Concerning emergence, alas, it was the great idea of the 1990s and early 2000s, which a large number of networked political movements took as their "principle of hope" (to quote Ernst Bloch). The keyword of that whole period, for social movements, was "self-organization," which we hoped would revitalize democracy by overcoming the structural devices of social control. But strategic moves by large-scale actors proved to be enough to dissipate emergent attempts to spark social reflection. This became devastatingly clear at the moment of the global street protests against the impending Iraq invasion in 2003, which were just brushed aside by the American state. Later in 2005, during the self-organized protests against the G8 in Geneagles, Scotland, a terrorist attack in the London underground focused all media attention and made the protest movements simply vanish from public awareness. Emergence had been "pre-empted," to use another of the keywords from that time.
Nowadays I continue to find the theories of emergence valuable, as a better description of how innovation takes place within and alongside complex organizations. But it seems that emergent phenomena can be analyzed statistically, and once their composition and properties are more or less known, large-scale actors (state or corporate) can reshape the conditions of emergence in order to reassert social control. It is precisely because I lived through this experience that I have returned to asking questions about the state and civil society. It seems clear that major changes of course require the alignment of institutional priorities and the coordinated exercise of both coercion and incentivization. Emergent phenomena remain marginal, even insignificant, without access to the modernist techniques of social steering. And so the great innovative question, "How to dissolve state power?" has been set aside, in favor of the dauntingly traditional one: "How to take state power?"
The current thread takes the US conditions as an example, but there could be many others and everyone is free to chip in on the basis of their local or regional situation. The whole world is at a turning point, due to the consolidation of oligarchical control over the global political economy and the contradictory need to replace fossil fuels, which have been the literal power-source of capitalism over the last two centuries. Practically everywhere in the developed world one sees the influence of a popular nostalgia for twentieth-century industrial prosperity, with all its attendant hierarchies and oppressions - a nostalgia instrumentalized by neo-authoritarian political forces. These forces have been startlingly effective over the last few years, but people are now mobilizing against them.
The theory of emergence can help one to spot new social phenomena in statu nascendi, and in that sense, your focus on where reflection and engagement begin to happen is quite valuable. I agree, asking where social innovation happens, and attending to exactly what is heppening there, is a necessary starting point. However, emergence on its own appears useless as a principle of hope. And so is any return to the strategies and organizational forms of the 1930s.
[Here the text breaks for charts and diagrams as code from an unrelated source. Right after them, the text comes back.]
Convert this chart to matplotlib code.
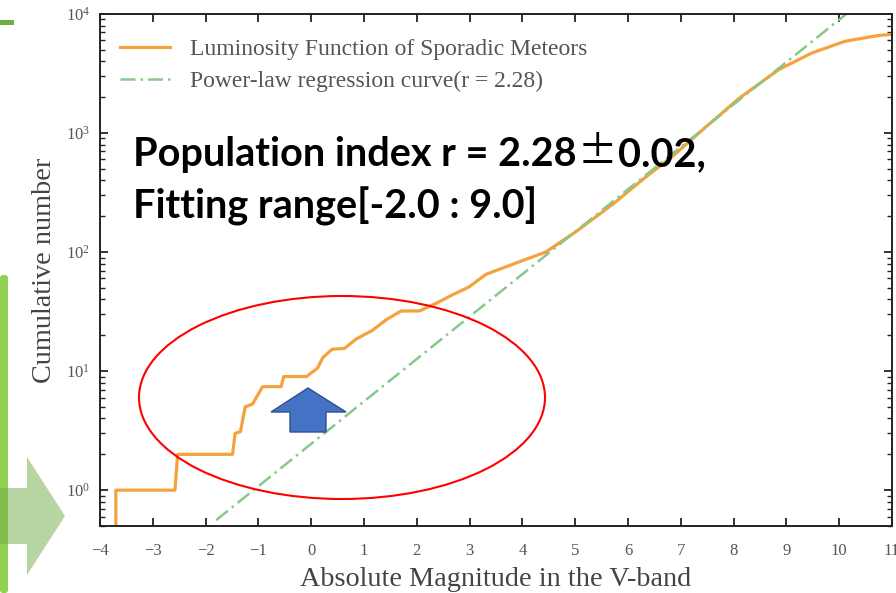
import matplotlib
matplotlib.use("Agg")
import matplotlib.pyplot as plt
from matplotlib.patches import Ellipse, Polygon, Rectangle, FancyBboxPatch
from matplotlib.ticker import LogLocator, NullLocator, NullFormatter

# cumulative luminosity function of sporadic meteors
mag = [-3.70, -3.70, -2.58, -2.53, -1.49, -1.44, -1.34, -1.25, -1.11, -0.92,
       -0.57, -0.52, -0.09, 0.12, 0.22, 0.40, 0.63, 0.85, 1.16, 1.42,
       1.70, 2.05, 2.36, 2.67, 2.99, 3.31, 3.88, 4.44, 5.01, 5.70,
       6.33, 6.83, 7.47, 8.10, 8.85, 9.48, 10.11, 10.74, 11.0]
cum_number = [0.5, 1, 1, 2, 2, 3.0, 3.1, 5.0, 5.3, 7.4,
              7.4, 9.0, 9.0, 10.6, 13, 15.3, 15.5, 18.6, 22, 27,
              32, 32, 37, 43.6, 51, 65, 81, 100, 148, 250,
              425, 630, 1120, 1950, 3400, 4700, 5900, 6600, 6750]

# power-law regression line (r = 2.28), end points
fit_mag = [-1.8, 10.5]
fit_number = [0.56, 13500]

x_ticks = list(range(-4, 12))

plt.rcParams["font.family"] = ["Liberation Serif", "DejaVu Serif"]
plt.rcParams["mathtext.fontset"] = "custom"
plt.rcParams["mathtext.rm"] = "Liberation Serif"

W, H = 896, 593
fig = plt.figure(figsize=(W / 100, H / 100), dpi=100)
ax = fig.add_axes([100 / W, 1 - 526 / H, 792 / W, 512 / H])

ax.plot(mag, cum_number, color="#F5A23C", lw=2.3,
        label="Luminosity Function of Sporadic Meteors")
ax.plot(fit_mag, fit_number, color="#86C98A", lw=1.8, ls=(0, (6, 2, 1, 2)),
        label="Power-law regression curve(r = 2.28)")

ax.set_yscale("log")
ax.set_xlim(-4, 11)
ax.set_ylim(0.5, 1e4)
ax.set_xticks(x_ticks)
ax.xaxis.set_minor_locator(NullLocator())
ax.yaxis.set_major_locator(LogLocator(base=10, numticks=10))
ax.yaxis.set_minor_locator(LogLocator(base=10, subs=range(2, 10), numticks=20))
ax.yaxis.set_minor_formatter(NullFormatter())

ax.tick_params(which="both", direction="in", top=True, right=True,
               colors="#222222", labelcolor="#555555")
ax.tick_params(which="major", length=6, width=1.3, labelsize=12)
ax.tick_params(axis="x", which="major", pad=12)
ax.tick_params(axis="y", which="major", pad=7)
ax.tick_params(which="minor", length=3.5, width=1.0)
for s in ax.spines.values():
    s.set_linewidth(1.4)
    s.set_color("#222222")

ax.set_xlabel("Absolute Magnitude in the V-band", fontsize=20.3,
              color="#444444", labelpad=6)
ax.set_ylabel("Cumulative number", fontsize=20.3, color="#444444", labelpad=6)

leg = ax.legend(loc="upper left", bbox_to_anchor=(-0.001, 0.994), frameon=False,
                fontsize=17, handlelength=2.1, handletextpad=0.85,
                labelspacing=0.45)
for t in leg.get_texts():
    t.set_color("#555555")

# slide annotations drawn in pixel space
over = fig.add_axes([0, 0, 1, 1], zorder=5)
over.set_xlim(0, W)
over.set_ylim(H, 0)
over.axis("off")

over.add_patch(Rectangle((0, 20), 14, 5, color="#70AD47", lw=0))
over.add_patch(FancyBboxPatch((0, 275), 8, H - 275, boxstyle="round,pad=0,rounding_size=3",
                              color="#92D050", lw=0))
over.add_patch(Polygon([(0, 488), (27, 488), (27, 457), (65, 516), (27, 575),
                        (27, 544), (0, 544)], closed=True,
                       facecolor="#70AD47", alpha=0.5, lw=0))

over.add_patch(Ellipse((342, 397.5), 406, 203, fill=False, edgecolor="#FF0000", lw=1.5))
over.add_patch(Polygon([(308, 388), (346, 412), (326, 412), (326, 432),
                        (290, 432), (290, 412), (271, 412)], closed=True,
                       facecolor="#4472C4", edgecolor="#2F528F", lw=1))

fs = 28.5
t1 = over.text(133, 166, "Population index r = 2.28", fontsize=fs, weight="bold",
               family="Lato", va="baseline", color="black")
over.text(133, 218, "Fitting range[-2.0 : 9.0]", fontsize=fs, weight="bold",
          family="Lato", va="baseline", color="black")

fig.canvas.draw()
inv = over.transData.inverted()
x_end = inv.transform((t1.get_window_extent().x1, 0))[0]
t2 = over.text(x_end + 1, 164, "±", fontsize=fs, family=["Noto Sans CJK JP", "DejaVu Sans"],
               va="baseline", color="black")
fig.canvas.draw()
x_end = inv.transform((t2.get_window_extent().x1, 0))[0]
over.text(x_end + 1, 166, "0.02,", fontsize=fs, weight="bold",
          family="Lato", va="baseline", color="black")

fig.savefig("out.png", dpi=100)
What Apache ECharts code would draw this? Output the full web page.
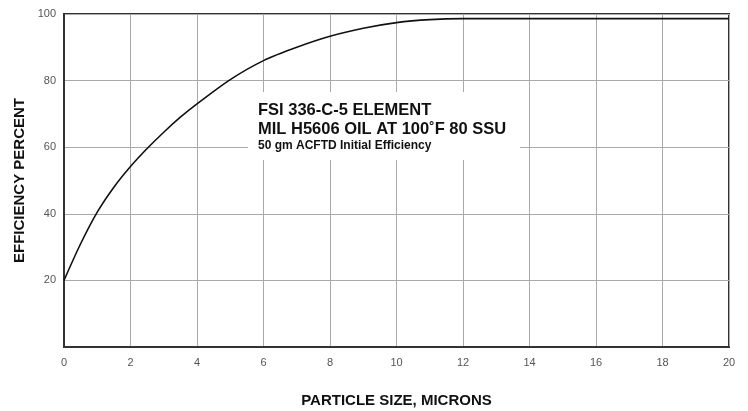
<!DOCTYPE html>
<html>
<head>
<meta charset="utf-8">
<script src="https://cdn.jsdelivr.net/npm/echarts@6/dist/echarts.min.js"></script>
<style>
  html, body { margin: 0; padding: 0; background: #fff; }
  #chart { width: 748px; height: 411px; }
</style>
</head>
<body>
<div id="chart"></div>
<script>
// particle size (microns) vs efficiency (%)
var sizes      = [0, 0.5, 1, 1.5, 2, 2.5, 3, 3.5, 4, 5, 6, 7, 8, 9, 10, 11, 12, 14, 16, 18, 20];
var efficiency = [20, 31, 40.5, 48, 54.2, 59.6, 64.5, 69, 73, 80.3, 86, 90, 93.3, 95.7, 97.4, 98.3, 98.6, 98.6, 98.6, 98.6, 98.6];

var titleLines = ['FSI 336-C-5 ELEMENT', 'MIL H5606 OIL AT 100˚F 80 SSU'];
var subLine = '50 gm ACFTD Initial Efficiency';

var points = sizes.map(function (s, i) { return [s, efficiency[i]]; });

var chart = echarts.init(document.getElementById('chart'), null, { renderer: 'canvas' });

chart.setOption({
  animation: false,
  backgroundColor: '#fff',
  textStyle: { fontFamily: 'Liberation Sans, Arial, sans-serif' },
  grid: {
    left: 64, right: 19, top: 14, bottom: 64,
    outerBoundsMode: 'none',
    containLabel: false,
    show: true, borderColor: '#333', borderWidth: 2
  },
  xAxis: {
    type: 'value', min: 0, max: 20, interval: 2,
    name: 'PARTICLE SIZE, MICRONS',
    nameLocation: 'middle', nameGap: 46,
    nameMoveOverlap: false,
    nameTextStyle: { fontSize: 15, fontWeight: 'bold', color: '#111' },
    axisLine: { show: true, lineStyle: { color: '#333', width: 2 } },
    axisTick: { show: false },
    axisLabel: { color: '#555', fontSize: 11, margin: 10 },
    splitLine: { show: true, lineStyle: { color: '#aaa', width: 1 } }
  },
  yAxis: {
    type: 'value', min: 0, max: 100, interval: 20,
    name: 'EFFICIENCY PERCENT',
    nameLocation: 'middle', nameGap: 37,
    nameMoveOverlap: false,
    nameTextStyle: { fontSize: 15, fontWeight: 'bold', color: '#111' },
    axisLine: { show: true, lineStyle: { color: '#333', width: 2 } },
    axisTick: { show: false },
    axisLabel: {
      color: '#555', fontSize: 11, margin: 8,
      formatter: function (v) { return v === 0 ? '' : v; }
    },
    splitLine: { show: true, lineStyle: { color: '#aaa', width: 1 } }
  },
  graphic: [
    {
      type: 'rect', left: 248, top: 92, z: 10,
      shape: { width: 272, height: 68 },
      style: { fill: '#fff' }
    },
    {
      type: 'text', left: 258, top: 101, z: 11,
      style: {
        text: titleLines.join('\n'),
        font: 'bold 16.5px "Liberation Sans", Arial, sans-serif',
        lineHeight: 19, fill: '#111'
      }
    },
    {
      type: 'text', left: 258, top: 140, z: 11,
      style: {
        text: subLine,
        font: 'bold 12px "Liberation Sans", Arial, sans-serif',
        fill: '#111'
      }
    }
  ],
  series: [{
    type: 'line',
    data: points,
    smooth: 0.3,
    symbol: 'none',
    lineStyle: { color: '#111', width: 1.6 },
    z: 5
  }]
});
</script>
</body>
</html>
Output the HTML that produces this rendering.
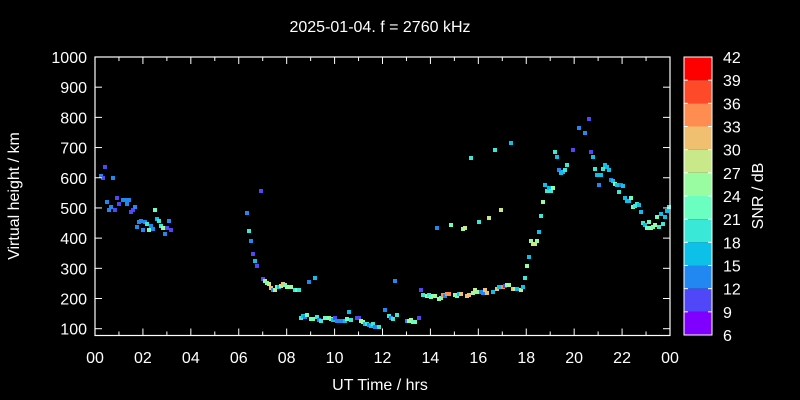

New social and ecological ideals are effectively emerging. This discussion is about identifying them, and simultaneously, looking ahead to find ways of implementing them in reality. Concepts such as "vision" and "model" - or for that matter, "strategy" - may appear constrictive by comparison to the molecular ferment of emergent behavior, but if you want to see any implementation at scale, they remain crucial. How to share a vision? How to embody a model? How to carry out a strategy? I think the future hangs in the balance of those questions.